Chang, 52, who operated P.C. Corner Store in Frankston, is accused of possession of synthetic controlled substance with the intent to deliver and manufacturing a simulated controlled substance with the intent to deliver.
Possession of a synthetic controlled substance with the intent to deliver is a second degree felony with a range of punishment of 2 years to 20 years in prison. Manufacture of a simulated controlled substance with the intent to deliver is a state jail felony with a maximum punishment of 2 years in state jail.
According to Anderson County District Attorney Doug Lowe, Chang’s arrest on April 23 was the result of an investigation started in February by Frankston Police Chief Darren Goodman.
During the April 23 raid on Chang’s store, Frankston police and Anderson County Sheriff’s Office deputies seized $7,134.55 in cash, a small amount of synthetic marijuana, and approximately 3 pounds of what officers believed was a controlled substance or simulated controlled substance.

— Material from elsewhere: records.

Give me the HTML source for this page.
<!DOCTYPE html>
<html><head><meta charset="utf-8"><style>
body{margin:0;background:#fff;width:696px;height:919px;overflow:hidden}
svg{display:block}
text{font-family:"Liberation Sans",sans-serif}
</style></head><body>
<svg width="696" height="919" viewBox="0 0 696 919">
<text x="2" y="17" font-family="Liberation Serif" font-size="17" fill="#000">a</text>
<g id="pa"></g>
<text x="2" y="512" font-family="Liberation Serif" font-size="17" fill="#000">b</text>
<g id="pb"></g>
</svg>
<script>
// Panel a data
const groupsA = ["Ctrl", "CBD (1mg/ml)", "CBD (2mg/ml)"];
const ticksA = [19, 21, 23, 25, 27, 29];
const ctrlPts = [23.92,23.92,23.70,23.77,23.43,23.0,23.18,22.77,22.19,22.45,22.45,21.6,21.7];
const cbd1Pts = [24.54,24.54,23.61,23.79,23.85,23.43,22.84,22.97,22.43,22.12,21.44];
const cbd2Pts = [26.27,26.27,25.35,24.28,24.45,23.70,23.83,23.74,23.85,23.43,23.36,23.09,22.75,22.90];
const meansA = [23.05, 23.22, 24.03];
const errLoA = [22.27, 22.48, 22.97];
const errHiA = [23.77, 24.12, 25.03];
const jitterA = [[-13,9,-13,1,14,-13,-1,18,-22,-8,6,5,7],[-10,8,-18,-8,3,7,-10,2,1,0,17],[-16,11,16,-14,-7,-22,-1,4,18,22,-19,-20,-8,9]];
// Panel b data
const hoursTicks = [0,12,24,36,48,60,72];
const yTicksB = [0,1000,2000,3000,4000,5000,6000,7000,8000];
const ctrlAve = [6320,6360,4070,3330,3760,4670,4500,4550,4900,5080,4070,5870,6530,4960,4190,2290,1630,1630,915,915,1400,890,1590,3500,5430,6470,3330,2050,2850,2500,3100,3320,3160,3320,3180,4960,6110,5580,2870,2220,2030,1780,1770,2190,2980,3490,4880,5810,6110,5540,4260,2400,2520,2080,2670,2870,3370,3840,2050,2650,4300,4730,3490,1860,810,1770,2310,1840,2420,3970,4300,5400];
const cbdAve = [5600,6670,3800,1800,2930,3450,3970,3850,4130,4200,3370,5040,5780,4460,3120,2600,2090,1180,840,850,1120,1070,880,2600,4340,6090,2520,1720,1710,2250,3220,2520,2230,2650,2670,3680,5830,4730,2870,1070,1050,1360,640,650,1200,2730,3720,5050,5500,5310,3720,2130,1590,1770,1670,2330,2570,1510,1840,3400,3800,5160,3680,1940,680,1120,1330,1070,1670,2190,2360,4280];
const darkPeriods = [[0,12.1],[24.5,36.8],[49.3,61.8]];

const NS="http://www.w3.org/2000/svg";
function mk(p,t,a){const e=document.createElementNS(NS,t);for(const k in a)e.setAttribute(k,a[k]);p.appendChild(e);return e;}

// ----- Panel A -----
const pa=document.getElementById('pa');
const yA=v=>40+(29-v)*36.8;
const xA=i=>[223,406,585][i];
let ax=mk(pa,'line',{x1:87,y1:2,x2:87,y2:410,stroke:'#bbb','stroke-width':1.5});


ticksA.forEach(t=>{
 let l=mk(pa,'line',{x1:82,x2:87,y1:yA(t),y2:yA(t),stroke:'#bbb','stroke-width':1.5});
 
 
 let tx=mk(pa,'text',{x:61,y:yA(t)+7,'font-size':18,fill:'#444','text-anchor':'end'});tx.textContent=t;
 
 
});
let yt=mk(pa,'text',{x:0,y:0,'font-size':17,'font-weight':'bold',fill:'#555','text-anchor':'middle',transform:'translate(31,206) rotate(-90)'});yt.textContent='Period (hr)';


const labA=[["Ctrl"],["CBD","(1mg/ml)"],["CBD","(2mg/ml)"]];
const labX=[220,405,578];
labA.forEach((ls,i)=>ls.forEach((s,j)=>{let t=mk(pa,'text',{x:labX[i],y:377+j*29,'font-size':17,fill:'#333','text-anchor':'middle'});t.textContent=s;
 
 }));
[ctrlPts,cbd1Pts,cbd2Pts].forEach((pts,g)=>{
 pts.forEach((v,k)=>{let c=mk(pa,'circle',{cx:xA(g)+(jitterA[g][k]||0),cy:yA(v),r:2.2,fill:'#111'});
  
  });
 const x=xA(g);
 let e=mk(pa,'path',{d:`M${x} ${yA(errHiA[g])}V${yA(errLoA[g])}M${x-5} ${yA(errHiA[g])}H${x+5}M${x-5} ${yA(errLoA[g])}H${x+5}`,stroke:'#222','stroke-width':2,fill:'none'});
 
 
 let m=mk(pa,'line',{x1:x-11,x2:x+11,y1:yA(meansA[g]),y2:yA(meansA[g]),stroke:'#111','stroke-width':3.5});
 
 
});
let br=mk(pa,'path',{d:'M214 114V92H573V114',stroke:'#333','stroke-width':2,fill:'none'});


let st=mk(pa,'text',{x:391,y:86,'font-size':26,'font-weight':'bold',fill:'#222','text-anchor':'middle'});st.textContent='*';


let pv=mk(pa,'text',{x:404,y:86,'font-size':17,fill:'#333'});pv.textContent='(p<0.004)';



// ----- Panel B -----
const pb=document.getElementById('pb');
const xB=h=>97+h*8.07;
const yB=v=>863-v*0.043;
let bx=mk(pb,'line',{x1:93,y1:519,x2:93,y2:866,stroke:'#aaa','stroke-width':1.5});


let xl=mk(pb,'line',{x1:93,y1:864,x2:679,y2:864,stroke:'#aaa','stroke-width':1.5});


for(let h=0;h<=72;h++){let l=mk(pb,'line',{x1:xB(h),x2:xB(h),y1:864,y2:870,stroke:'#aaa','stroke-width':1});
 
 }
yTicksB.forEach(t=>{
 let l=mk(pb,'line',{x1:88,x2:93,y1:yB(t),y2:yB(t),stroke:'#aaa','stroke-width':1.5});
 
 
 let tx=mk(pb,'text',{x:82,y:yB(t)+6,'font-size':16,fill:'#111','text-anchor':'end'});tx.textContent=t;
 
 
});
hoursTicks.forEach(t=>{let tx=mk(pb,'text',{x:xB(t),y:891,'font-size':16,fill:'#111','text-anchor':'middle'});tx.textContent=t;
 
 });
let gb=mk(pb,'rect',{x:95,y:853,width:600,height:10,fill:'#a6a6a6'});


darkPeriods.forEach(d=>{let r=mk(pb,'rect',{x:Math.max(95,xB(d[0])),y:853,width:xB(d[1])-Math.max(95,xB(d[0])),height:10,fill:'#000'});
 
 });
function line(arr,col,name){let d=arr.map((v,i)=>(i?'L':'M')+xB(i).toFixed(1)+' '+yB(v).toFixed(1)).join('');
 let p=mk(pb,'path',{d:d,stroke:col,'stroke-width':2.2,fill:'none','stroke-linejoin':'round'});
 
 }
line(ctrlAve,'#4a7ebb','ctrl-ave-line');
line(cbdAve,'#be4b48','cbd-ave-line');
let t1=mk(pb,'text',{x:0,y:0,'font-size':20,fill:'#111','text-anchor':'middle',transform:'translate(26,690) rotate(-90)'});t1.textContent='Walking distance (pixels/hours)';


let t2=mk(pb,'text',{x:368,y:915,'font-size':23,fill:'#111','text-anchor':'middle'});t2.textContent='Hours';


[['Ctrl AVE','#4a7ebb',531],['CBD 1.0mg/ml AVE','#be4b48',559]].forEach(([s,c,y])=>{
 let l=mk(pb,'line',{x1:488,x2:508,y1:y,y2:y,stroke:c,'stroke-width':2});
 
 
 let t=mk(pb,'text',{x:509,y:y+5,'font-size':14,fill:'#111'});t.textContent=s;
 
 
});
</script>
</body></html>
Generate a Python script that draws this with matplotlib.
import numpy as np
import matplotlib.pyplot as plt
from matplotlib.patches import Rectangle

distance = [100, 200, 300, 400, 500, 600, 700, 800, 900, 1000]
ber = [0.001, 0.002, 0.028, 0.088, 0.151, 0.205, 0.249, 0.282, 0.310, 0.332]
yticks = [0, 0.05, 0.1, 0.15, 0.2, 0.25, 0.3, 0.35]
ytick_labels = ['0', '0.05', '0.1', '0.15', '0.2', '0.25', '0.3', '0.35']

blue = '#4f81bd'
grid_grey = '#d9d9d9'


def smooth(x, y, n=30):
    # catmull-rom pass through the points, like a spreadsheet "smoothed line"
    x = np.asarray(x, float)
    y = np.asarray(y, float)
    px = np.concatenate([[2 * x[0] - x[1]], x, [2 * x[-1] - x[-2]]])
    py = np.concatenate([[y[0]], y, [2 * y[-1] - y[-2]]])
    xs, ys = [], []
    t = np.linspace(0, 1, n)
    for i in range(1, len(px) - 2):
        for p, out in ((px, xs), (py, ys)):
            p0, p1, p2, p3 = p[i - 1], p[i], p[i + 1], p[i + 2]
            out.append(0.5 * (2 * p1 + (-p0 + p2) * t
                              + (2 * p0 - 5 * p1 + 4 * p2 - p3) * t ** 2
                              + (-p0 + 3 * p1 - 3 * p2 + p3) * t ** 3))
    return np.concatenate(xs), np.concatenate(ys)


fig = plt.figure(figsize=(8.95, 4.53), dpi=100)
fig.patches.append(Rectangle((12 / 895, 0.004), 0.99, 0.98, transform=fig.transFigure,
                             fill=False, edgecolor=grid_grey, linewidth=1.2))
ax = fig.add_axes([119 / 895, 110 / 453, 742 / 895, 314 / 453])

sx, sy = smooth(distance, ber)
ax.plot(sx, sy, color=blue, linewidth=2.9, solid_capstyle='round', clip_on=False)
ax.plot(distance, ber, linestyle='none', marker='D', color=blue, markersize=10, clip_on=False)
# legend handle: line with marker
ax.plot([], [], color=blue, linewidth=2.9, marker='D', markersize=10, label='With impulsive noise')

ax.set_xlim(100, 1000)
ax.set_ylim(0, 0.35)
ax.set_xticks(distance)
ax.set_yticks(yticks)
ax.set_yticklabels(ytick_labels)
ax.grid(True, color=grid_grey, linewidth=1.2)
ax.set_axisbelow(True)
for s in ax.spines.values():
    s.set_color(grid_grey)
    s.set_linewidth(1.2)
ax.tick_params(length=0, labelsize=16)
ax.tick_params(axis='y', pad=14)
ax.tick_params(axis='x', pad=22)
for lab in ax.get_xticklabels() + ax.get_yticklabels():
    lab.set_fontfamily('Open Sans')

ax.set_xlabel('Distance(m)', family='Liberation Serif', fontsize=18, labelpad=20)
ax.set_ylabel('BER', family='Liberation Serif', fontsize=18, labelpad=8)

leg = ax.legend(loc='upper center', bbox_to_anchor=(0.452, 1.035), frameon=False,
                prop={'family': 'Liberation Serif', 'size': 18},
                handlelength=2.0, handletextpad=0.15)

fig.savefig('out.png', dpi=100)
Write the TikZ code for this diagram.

The 2011 Texas Legislature enacted legislation aimed at the sale of synthetic marijuana and other chemical compounds which create marijuana-like or drug effects on individuals. The chemicals sold as bath salts or potpourris are consumed for intoxicating effects, but often cause very serious and deadly side effects.
One of the first synthetic substances to hit the market was called “K2” or “Spice.”
“However, in short time after the legislature acted the makers of these poisons ever so slightly changed the chemical makeup to attempt to evade the banned list of substances,” Lowe said. “It seems as fast as we ban one of compounds these ‘mad scientists’ alter the formula just enough so our law enforcement labs have difficulty in making the determination the substance is illegal.”
Chang’s wife, Que Chau Truang was arrested for possession of a dangerous drug and another person, Michael Lee, was detained and charged with possession of drug paraphernalia during the April search.
Chang’s bail bond was set by District Judge Pam Foster Fletcher at $25,000.